"""

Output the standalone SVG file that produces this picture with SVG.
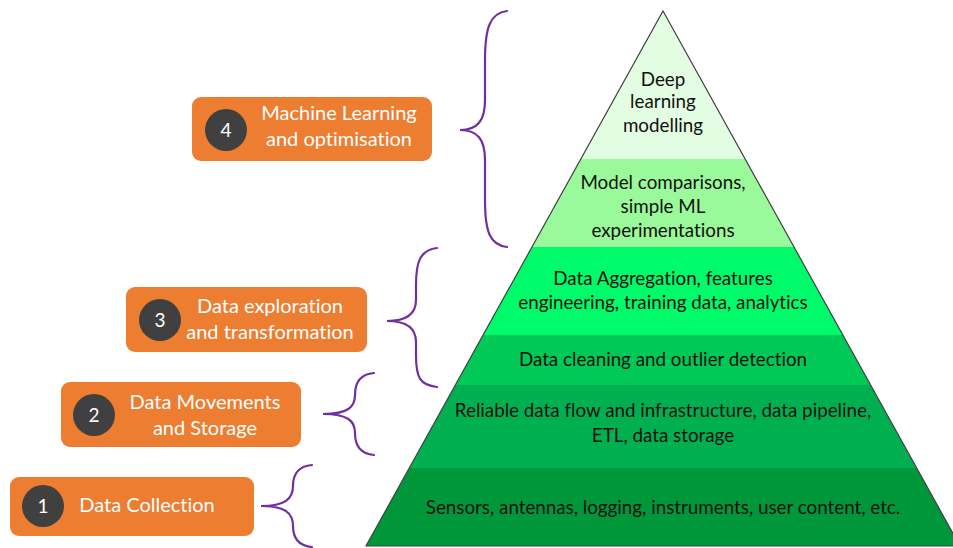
<svg xmlns="http://www.w3.org/2000/svg" width="953" height="548" viewBox="0 0 953 548">
<style>
.lbl{fill:#ED7D31}
.num{fill:#404040}
text{font-family:Lato,"Liberation Sans",sans-serif;font-variant-ligatures:none;text-anchor:middle}
.wt{fill:#fff;font-size:20px}
.nt{fill:#fff;font-size:19px}
.pt{fill:#111;font-size:18.8px}
.br{fill:none;stroke:#7030A0;stroke-width:2.2;stroke-linecap:round}
</style>
<rect width="953" height="548" fill="#fff"/>
<g id="pyramid">
<g id="layer6"><polygon points="409.3,468 916.7,468 960,546 366,546" fill="#00973B"/><text class="pt" x="663" y="514">Sensors, antennas, logging, instruments, user content, etc.</text></g>
<g id="layer5"><polygon points="455.4,385 870.6,385 916.7,468 409.3,468" fill="#00B050"/><text class="pt" x="663" y="417">Reliable data flow and infrastructure, data pipeline,</text><text class="pt" x="663" y="442">ETL, data storage</text></g>
<g id="layer4"><polygon points="483.1,335 842.9,335 870.6,385 455.4,385" fill="#00C957"/><text class="pt" x="663" y="366">Data cleaning and outlier detection</text></g>
<g id="layer3"><polygon points="532,247 794,247 842.9,335 483.1,335" fill="#00FB6A"/><text class="pt" x="663" y="285">Data Aggregation, features</text><text class="pt" x="663" y="309">engineering, training data, analytics</text></g>
<g id="layer2"><polygon points="580.8,159 745.2,159 794,247 532,247" fill="#99F99B"/><text class="pt" x="663" y="189">Model comparisons,</text><text class="pt" x="663" y="213">simple ML</text><text class="pt" x="663" y="237">experimentations</text></g>
<g id="layer1"><polygon points="663,11 745.2,159 580.8,159" fill="#E3FDE3"/><text class="pt" x="663" y="86">Deep</text><text class="pt" x="663" y="108">learning</text><text class="pt" x="663" y="132">modelling</text></g>
<polygon points="663,11 960,546 366,546" fill="none" stroke="#404040" stroke-width="1.2"/>
</g>
<g id="connectors">
<path class="br" d="M507,11 C490,13 485,28 485,60 L485,100 C485,120 478,130 460,130 C478,130 485,140 485,160 L485,200 C485,232 490,245 507,247"/>
<path class="br" d="M437,248 C420,250 416,262 416,285 L416,300 C416,313 408,321 387,321 C408,321 416,329 416,342 L416,355 C416,378 420,385 437,387"/>
<path class="br" d="M374,373 C362,374 355,380 355,395 C355,407 348,414 323,414 C348,414 355,421 355,433 C355,448 362,454 374,455"/>
<path class="br" d="M312,465 C300,466 293,472 293,486 C293,499 285,506 261,506 C285,506 293,513 293,526 C293,540 300,546 312,547"/>
</g>
<g id="label4"><rect class="lbl" x="192" y="97" width="240" height="64" rx="9"/><circle class="num" cx="226" cy="130" r="21"/><text class="nt" x="226" y="137">4</text><text class="wt" x="339" y="120">Machine Learning</text><text class="wt" x="339" y="146">and optimisation</text></g>
<g id="label3"><rect class="lbl" x="126" y="287" width="241" height="65" rx="9"/><circle class="num" cx="160" cy="320" r="21"/><text class="nt" x="160" y="327">3</text><text class="wt" x="270" y="313">Data exploration</text><text class="wt" x="270" y="339">and transformation</text></g>
<g id="label2"><rect class="lbl" x="61" y="382" width="240" height="65" rx="9"/><circle class="num" cx="94" cy="415" r="21"/><text class="nt" x="94" y="422">2</text><text class="wt" x="205" y="409">Data Movements</text><text class="wt" x="205" y="435">and Storage</text></g>
<g id="label1"><rect class="lbl" x="10" y="477" width="244" height="59" rx="9"/><circle class="num" cx="43" cy="506" r="21"/><text class="nt" x="43" y="513">1</text><text class="wt" x="147" y="512">Data Collection</text></g>
</svg>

"""

▶ **What is being asked**
Quote the preceding listing precisely and completely, omitting its images.

▶ **Answer to this exercise**
Output the standalone SVG file that produces this picture with SVG.
<svg xmlns="http://www.w3.org/2000/svg" width="953" height="548" viewBox="0 0 953 548">
<style>
.lbl{fill:#ED7D31}
.num{fill:#404040}
text{font-family:Lato,"Liberation Sans",sans-serif;font-variant-ligatures:none;text-anchor:middle}
.wt{fill:#fff;font-size:20px}
.nt{fill:#fff;font-size:19px}
.pt{fill:#111;font-size:18.8px}
.br{fill:none;stroke:#7030A0;stroke-width:2.2;stroke-linecap:round}
</style>
<rect width="953" height="548" fill="#fff"/>
<g id="pyramid">
<g id="layer6"><polygon points="409.3,468 916.7,468 960,546 366,546" fill="#00973B"/><text class="pt" x="663" y="514">Sensors, antennas, logging, instruments, user content, etc.</text></g>
<g id="layer5"><polygon points="455.4,385 870.6,385 916.7,468 409.3,468" fill="#00B050"/><text class="pt" x="663" y="417">Reliable data flow and infrastructure, data pipeline,</text><text class="pt" x="663" y="442">ETL, data storage</text></g>
<g id="layer4"><polygon points="483.1,335 842.9,335 870.6,385 455.4,385" fill="#00C957"/><text class="pt" x="663" y="366">Data cleaning and outlier detection</text></g>
<g id="layer3"><polygon points="532,247 794,247 842.9,335 483.1,335" fill="#00FB6A"/><text class="pt" x="663" y="285">Data Aggregation, features</text><text class="pt" x="663" y="309">engineering, training data, analytics</text></g>
<g id="layer2"><polygon points="580.8,159 745.2,159 794,247 532,247" fill="#99F99B"/><text class="pt" x="663" y="189">Model comparisons,</text><text class="pt" x="663" y="213">simple ML</text><text class="pt" x="663" y="237">experimentations</text></g>
<g id="layer1"><polygon points="663,11 745.2,159 580.8,159" fill="#E3FDE3"/><text class="pt" x="663" y="86">Deep</text><text class="pt" x="663" y="108">learning</text><text class="pt" x="663" y="132">modelling</text></g>
<polygon points="663,11 960,546 366,546" fill="none" stroke="#404040" stroke-width="1.2"/>
</g>
<g id="connectors">
<path class="br" d="M507,11 C490,13 485,28 485,60 L485,100 C485,120 478,130 460,130 C478,130 485,140 485,160 L485,200 C485,232 490,245 507,247"/>
<path class="br" d="M437,248 C420,250 416,262 416,285 L416,300 C416,313 408,321 387,321 C408,321 416,329 416,342 L416,355 C416,378 420,385 437,387"/>
<path class="br" d="M374,373 C362,374 355,380 355,395 C355,407 348,414 323,414 C348,414 355,421 355,433 C355,448 362,454 374,455"/>
<path class="br" d="M312,465 C300,466 293,472 293,486 C293,499 285,506 261,506 C285,506 293,513 293,526 C293,540 300,546 312,547"/>
</g>
<g id="label4"><rect class="lbl" x="192" y="97" width="240" height="64" rx="9"/><circle class="num" cx="226" cy="130" r="21"/><text class="nt" x="226" y="137">4</text><text class="wt" x="339" y="120">Machine Learning</text><text class="wt" x="339" y="146">and optimisation</text></g>
<g id="label3"><rect class="lbl" x="126" y="287" width="241" height="65" rx="9"/><circle class="num" cx="160" cy="320" r="21"/><text class="nt" x="160" y="327">3</text><text class="wt" x="270" y="313">Data exploration</text><text class="wt" x="270" y="339">and transformation</text></g>
<g id="label2"><rect class="lbl" x="61" y="382" width="240" height="65" rx="9"/><circle class="num" cx="94" cy="415" r="21"/><text class="nt" x="94" y="422">2</text><text class="wt" x="205" y="409">Data Movements</text><text class="wt" x="205" y="435">and Storage</text></g>
<g id="label1"><rect class="lbl" x="10" y="477" width="244" height="59" rx="9"/><circle class="num" cx="43" cy="506" r="21"/><text class="nt" x="43" y="513">1</text><text class="wt" x="147" y="512">Data Collection</text></g>
</svg>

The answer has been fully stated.